We import the necessary functions from the pycaret.classification module,
then set up our pycaret space. We leave the defaults for the detected numeric
or categorical columns and normalize our features (this normalization uses
standardization by default). Then we create our SVM - Radial Kernel Classifier model and tune it with Bayesian search in the range 0 to 50. The result is a C value of around 2 with an accuracy of about 81% on the 10-fold cross-validation.


The optimal model here is 82.24%. rbfsvm, which uses sklearn.svm.SVC with kernel='rbf', searches the C hyperparameter from 0 to 50, and tries using class_weight='balanced' and None.


With 'balanced', this will set weights of classes as inversely proportional to their prevalence. rbfsvm takes much longer to run than LinearSVC or SGDClassifier and ends up with an accuracy of 81.6%. In this case, it looks like the best SVC model to use would be SGDClassifier (the svm model from pycaret), since it has similar accuracy to the other models but runs the fastest.


The RBF kernel does have one more hyperparameter, which is gamma. This is set
to auto with pycaret, although we could try tuning it as well. The gamma value
affects how the data is transformed into a new dimension, with larger values of
gamma tending to cause overfitting and smaller values causing underfitting. A very small value of gamma ends up being like a linear SVM. More details on the RBF hyperparameters are provided in the sklearn documentation: https://scikitlearn.org/stable/auto_examples/svm/plot_rbf_parameters.html.

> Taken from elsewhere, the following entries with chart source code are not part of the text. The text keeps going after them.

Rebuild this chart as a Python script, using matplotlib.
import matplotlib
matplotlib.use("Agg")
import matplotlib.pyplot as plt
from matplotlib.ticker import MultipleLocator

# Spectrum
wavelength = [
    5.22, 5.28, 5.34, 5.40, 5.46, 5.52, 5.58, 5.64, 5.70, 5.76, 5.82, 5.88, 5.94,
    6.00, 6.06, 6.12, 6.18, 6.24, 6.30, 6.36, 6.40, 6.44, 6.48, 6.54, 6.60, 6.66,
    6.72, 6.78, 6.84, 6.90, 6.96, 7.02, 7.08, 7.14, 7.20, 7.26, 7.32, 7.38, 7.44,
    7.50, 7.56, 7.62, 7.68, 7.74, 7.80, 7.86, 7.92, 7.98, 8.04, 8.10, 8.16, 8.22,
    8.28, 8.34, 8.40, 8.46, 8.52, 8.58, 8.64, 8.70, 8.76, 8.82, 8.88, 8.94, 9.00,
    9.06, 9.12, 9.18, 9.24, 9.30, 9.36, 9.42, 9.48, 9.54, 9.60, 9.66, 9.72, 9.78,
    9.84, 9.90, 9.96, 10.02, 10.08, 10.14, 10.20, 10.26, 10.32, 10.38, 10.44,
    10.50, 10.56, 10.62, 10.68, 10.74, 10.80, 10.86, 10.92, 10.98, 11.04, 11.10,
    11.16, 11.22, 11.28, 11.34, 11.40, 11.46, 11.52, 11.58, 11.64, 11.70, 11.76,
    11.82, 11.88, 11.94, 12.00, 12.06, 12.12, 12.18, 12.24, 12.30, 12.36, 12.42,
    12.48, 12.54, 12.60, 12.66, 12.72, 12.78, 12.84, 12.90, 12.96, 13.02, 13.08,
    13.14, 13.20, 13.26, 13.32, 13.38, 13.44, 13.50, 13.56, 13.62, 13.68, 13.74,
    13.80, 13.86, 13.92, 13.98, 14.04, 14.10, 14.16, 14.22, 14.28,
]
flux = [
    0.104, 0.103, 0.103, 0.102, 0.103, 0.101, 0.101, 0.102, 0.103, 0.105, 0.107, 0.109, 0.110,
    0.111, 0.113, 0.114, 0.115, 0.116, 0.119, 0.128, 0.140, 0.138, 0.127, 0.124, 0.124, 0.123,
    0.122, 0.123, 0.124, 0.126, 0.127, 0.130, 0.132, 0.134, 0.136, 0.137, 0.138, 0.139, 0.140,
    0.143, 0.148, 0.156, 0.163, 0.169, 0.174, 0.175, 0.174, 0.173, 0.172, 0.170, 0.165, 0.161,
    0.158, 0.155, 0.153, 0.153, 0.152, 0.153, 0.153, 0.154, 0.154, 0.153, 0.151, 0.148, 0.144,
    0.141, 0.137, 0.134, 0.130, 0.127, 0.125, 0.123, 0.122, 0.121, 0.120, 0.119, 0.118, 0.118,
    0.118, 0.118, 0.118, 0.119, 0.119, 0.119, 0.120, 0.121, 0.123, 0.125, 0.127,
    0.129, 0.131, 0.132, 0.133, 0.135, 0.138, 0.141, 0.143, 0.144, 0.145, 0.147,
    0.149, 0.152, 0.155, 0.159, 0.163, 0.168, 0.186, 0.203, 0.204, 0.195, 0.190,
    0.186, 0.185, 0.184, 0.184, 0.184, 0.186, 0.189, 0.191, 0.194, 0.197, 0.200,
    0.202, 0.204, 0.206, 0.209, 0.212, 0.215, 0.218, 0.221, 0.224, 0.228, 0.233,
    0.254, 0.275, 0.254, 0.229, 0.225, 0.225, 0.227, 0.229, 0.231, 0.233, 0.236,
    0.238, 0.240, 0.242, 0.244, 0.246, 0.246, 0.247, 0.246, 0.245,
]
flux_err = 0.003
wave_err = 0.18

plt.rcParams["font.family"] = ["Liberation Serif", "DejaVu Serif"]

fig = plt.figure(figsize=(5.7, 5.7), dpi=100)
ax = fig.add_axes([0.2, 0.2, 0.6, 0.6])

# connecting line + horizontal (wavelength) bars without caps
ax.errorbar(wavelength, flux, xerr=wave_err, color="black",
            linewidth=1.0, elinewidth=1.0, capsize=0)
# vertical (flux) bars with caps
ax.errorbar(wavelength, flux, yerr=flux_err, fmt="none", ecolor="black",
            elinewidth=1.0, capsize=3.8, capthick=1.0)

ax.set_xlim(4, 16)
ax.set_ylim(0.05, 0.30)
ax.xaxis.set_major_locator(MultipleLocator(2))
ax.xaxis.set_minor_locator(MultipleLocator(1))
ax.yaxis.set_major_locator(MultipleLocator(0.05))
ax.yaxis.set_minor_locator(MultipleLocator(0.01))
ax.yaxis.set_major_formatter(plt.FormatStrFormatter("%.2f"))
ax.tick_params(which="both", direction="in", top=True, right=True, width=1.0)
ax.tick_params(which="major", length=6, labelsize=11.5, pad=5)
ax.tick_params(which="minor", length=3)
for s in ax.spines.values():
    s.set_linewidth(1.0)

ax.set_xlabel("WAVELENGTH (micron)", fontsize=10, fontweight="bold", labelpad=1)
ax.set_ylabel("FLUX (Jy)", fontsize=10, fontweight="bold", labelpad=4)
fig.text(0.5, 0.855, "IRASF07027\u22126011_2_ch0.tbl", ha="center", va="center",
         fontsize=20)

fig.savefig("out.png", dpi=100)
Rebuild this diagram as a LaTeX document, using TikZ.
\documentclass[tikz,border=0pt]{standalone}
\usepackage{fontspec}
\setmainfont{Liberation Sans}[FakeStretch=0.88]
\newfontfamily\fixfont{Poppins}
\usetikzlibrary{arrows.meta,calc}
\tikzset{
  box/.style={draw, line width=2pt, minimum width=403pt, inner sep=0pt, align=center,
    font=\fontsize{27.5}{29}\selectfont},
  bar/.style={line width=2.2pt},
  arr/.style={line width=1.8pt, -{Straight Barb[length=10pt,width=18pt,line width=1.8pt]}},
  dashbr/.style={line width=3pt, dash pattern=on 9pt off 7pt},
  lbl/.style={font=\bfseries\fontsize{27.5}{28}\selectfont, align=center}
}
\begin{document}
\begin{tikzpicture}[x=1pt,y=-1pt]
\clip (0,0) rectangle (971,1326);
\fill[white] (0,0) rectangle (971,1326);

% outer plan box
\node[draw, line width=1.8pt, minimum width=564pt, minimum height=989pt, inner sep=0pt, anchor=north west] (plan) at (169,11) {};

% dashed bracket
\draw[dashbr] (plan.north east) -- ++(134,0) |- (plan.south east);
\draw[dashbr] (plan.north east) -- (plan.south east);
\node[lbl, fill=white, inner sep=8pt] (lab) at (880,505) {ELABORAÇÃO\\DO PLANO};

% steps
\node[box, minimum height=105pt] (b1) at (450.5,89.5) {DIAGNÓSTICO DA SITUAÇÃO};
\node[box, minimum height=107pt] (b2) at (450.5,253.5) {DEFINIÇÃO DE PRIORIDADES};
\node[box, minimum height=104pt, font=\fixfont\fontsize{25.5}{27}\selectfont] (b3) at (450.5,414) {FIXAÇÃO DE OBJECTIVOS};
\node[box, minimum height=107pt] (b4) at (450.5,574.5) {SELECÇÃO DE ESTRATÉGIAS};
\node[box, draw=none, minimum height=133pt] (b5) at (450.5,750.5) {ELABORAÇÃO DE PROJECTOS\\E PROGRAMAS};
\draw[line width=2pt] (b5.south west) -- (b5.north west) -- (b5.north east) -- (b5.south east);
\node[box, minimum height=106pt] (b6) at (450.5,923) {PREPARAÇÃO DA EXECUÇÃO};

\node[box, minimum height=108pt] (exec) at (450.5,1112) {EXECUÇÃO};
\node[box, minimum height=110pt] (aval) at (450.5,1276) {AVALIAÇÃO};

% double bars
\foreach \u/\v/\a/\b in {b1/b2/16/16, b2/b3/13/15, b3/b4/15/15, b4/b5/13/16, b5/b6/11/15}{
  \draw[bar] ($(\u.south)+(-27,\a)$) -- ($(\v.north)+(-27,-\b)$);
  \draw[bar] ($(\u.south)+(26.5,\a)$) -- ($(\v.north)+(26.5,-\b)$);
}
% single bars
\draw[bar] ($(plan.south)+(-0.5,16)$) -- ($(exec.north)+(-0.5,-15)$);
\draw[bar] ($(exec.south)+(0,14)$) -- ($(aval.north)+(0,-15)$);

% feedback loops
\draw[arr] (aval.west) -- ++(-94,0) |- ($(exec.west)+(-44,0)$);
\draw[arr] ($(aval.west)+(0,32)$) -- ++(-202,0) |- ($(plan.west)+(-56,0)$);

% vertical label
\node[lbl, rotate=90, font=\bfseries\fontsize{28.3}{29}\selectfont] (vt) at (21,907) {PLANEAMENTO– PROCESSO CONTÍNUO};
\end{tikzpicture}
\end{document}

Using pycaret to optimize SVMs for regression is similar to classification, except we
use the pycaret.regression module instead. However, the regression models do not
have the class_weight hyperparameter, but do have an epsilon hyperparameter.
This epsilon hyperparameter determines a distance from the hyperplane where
wrong predictions are not penalized, and pycaret searches a space of 1-2 for this.
There is also not a linear SVM available for SVR by default, although we can create
our own LinearSVR model and use that.